[Entries with chart source code]
== == ==

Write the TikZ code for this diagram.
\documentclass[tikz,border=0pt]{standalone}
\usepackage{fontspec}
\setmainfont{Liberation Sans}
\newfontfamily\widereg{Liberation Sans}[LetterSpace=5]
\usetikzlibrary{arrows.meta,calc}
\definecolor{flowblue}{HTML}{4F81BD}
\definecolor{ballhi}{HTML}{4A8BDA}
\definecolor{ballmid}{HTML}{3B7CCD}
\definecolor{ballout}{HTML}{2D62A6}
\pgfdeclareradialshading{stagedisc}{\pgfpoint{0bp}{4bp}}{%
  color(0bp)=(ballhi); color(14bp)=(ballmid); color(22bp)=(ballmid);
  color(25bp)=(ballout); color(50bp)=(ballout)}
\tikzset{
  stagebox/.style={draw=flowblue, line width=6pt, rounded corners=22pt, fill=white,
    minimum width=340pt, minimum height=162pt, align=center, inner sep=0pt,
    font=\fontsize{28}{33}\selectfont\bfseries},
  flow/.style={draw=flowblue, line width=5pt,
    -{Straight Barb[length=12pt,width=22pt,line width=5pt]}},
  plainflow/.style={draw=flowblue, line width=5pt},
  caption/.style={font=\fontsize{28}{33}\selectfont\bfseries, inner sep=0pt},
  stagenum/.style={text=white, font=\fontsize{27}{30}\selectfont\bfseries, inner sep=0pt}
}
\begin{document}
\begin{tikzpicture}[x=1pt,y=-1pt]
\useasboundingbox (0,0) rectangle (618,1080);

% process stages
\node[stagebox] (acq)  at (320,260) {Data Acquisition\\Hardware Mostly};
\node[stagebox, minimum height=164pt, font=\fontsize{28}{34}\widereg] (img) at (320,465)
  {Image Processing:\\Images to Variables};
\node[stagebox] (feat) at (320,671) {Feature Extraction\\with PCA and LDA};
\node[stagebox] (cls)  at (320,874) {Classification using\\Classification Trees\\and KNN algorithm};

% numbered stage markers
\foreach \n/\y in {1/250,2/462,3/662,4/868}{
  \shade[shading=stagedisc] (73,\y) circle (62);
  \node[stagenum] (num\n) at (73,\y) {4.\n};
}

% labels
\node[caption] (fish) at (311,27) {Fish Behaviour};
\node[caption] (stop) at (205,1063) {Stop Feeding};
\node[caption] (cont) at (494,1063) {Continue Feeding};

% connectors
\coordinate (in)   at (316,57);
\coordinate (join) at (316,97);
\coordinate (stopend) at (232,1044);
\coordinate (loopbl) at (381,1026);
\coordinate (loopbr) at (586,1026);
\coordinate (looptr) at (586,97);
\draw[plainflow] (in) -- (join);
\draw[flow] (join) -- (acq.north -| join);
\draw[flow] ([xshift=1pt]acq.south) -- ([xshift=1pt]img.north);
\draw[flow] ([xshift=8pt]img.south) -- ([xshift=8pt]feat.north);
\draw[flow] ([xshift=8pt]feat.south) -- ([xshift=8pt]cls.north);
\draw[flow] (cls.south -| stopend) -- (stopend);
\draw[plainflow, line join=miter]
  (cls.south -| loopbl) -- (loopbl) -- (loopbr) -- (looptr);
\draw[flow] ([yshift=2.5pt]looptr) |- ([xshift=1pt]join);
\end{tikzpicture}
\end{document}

== == ==

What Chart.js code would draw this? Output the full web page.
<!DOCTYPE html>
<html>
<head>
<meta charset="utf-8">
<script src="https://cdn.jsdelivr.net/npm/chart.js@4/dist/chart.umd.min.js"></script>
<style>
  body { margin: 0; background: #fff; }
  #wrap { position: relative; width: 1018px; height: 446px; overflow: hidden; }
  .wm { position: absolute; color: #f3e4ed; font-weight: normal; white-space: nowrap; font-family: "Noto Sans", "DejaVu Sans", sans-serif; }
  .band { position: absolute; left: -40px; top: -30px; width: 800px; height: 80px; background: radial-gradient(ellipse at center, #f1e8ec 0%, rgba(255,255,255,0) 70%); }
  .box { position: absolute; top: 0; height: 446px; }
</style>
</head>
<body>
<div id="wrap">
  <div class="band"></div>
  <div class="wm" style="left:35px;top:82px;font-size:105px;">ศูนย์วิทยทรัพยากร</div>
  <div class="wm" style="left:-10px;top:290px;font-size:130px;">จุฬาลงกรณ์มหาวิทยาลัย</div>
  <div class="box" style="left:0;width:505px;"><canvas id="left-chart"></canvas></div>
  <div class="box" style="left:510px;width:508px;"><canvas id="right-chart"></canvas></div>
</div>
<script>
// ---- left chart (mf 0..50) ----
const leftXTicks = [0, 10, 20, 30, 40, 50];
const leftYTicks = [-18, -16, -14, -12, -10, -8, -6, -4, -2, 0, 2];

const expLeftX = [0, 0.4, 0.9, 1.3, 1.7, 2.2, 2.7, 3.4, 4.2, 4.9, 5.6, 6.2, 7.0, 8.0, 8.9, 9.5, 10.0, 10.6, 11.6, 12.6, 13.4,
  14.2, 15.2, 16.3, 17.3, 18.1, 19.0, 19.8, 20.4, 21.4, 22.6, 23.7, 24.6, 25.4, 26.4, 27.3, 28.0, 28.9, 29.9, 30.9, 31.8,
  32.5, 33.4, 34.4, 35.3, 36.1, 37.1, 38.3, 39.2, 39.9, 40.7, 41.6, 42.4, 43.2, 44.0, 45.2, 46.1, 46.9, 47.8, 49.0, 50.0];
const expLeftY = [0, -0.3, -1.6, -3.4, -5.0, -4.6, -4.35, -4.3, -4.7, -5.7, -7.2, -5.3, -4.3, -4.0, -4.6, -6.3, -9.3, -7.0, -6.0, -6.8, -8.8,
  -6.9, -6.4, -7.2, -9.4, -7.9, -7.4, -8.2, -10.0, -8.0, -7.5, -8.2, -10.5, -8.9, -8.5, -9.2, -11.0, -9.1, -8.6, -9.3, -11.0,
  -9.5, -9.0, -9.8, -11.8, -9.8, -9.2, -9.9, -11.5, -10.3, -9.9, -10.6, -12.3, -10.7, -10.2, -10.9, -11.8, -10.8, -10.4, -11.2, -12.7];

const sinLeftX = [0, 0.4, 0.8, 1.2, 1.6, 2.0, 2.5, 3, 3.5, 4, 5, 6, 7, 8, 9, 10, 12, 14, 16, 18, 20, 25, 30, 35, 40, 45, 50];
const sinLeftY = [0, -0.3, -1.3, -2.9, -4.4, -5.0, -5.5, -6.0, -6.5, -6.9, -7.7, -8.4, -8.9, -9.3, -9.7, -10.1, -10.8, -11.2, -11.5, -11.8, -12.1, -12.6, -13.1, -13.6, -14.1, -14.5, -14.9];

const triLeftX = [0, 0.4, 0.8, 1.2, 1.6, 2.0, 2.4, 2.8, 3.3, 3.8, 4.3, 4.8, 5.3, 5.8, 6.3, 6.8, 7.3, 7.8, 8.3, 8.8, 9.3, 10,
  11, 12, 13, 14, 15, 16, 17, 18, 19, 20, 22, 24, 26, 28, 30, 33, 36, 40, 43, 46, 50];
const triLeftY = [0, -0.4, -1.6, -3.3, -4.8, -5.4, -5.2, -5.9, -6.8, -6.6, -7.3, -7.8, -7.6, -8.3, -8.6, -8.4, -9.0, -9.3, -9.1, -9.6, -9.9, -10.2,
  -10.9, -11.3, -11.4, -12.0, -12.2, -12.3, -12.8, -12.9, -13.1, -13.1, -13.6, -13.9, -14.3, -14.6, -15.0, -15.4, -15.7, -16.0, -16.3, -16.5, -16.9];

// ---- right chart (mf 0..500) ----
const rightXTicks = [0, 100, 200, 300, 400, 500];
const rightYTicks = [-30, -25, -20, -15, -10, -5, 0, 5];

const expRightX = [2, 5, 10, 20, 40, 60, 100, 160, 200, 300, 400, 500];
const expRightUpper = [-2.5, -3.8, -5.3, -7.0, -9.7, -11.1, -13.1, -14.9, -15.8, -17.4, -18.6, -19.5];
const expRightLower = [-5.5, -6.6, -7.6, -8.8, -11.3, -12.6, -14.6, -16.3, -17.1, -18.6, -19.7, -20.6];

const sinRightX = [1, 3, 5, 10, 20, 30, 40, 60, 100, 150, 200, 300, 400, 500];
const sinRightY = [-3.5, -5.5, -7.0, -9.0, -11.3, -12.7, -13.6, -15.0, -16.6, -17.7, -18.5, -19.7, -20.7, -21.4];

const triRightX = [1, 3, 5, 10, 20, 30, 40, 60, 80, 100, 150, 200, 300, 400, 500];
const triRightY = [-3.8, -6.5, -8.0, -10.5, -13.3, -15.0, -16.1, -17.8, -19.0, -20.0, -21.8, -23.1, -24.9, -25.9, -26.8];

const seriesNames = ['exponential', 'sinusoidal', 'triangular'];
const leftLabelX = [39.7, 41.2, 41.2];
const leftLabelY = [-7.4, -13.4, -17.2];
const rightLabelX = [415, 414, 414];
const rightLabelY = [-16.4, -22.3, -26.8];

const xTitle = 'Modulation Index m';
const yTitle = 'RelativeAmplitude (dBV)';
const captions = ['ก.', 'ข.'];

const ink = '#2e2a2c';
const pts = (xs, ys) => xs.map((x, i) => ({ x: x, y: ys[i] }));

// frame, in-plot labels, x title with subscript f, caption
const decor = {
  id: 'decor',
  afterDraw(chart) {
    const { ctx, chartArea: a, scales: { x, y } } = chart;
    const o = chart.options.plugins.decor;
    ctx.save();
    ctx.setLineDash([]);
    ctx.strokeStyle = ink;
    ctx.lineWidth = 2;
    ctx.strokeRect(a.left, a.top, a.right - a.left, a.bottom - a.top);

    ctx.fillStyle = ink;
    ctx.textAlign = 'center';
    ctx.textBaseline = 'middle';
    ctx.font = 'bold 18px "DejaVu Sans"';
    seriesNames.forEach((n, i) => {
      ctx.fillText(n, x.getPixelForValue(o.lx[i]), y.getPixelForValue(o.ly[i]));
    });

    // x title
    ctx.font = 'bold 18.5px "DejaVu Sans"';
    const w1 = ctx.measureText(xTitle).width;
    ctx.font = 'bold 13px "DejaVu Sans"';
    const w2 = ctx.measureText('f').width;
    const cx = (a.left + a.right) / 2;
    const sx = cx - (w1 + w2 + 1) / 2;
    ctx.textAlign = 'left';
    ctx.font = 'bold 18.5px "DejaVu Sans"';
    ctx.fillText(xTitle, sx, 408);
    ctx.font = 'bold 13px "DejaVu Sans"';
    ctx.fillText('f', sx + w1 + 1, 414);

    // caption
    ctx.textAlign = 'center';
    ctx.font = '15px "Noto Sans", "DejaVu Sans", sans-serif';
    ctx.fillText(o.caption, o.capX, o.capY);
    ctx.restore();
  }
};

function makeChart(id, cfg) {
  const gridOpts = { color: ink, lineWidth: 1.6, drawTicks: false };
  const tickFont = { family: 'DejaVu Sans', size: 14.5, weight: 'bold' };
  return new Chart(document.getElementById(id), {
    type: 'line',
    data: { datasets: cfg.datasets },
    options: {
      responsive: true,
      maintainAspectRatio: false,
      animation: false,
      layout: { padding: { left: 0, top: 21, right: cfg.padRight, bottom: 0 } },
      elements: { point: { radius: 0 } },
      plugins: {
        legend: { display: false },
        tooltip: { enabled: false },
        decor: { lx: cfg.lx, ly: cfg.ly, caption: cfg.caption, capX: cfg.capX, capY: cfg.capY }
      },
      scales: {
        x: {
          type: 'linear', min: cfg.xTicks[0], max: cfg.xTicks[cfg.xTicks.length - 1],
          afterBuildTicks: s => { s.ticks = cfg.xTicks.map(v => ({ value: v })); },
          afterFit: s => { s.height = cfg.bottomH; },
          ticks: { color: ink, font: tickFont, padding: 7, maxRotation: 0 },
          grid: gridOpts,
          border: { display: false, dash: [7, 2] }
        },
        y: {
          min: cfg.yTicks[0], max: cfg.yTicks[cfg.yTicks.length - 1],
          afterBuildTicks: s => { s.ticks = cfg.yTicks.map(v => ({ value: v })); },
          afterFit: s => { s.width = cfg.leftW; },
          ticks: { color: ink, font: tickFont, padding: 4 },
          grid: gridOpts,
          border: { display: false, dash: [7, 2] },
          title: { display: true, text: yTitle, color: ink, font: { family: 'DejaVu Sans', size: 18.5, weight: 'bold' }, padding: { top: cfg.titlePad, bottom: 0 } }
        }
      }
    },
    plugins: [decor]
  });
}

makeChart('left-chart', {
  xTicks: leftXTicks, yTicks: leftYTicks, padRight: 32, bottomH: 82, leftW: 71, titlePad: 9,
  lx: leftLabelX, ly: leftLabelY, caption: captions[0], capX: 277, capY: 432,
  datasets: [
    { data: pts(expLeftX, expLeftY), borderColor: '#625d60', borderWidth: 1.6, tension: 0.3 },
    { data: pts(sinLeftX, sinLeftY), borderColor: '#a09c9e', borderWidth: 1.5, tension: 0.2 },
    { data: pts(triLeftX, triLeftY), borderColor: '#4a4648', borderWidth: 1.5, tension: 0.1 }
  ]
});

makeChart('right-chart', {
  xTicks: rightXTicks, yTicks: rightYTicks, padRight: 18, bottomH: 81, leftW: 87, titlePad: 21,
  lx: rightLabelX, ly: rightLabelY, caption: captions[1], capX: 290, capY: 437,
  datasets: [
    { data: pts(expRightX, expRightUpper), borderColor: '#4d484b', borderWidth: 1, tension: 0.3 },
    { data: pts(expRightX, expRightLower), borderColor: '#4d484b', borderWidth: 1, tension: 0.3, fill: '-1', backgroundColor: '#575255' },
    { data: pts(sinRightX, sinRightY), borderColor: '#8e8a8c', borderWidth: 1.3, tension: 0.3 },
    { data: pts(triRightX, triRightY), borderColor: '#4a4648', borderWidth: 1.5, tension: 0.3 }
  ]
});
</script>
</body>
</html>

== == ==

▶ _TASK TO CARRY OUT_
Say how many lines contain the string "this", giving nothing but the count.

▶ _EXERCISE ANSWER_
2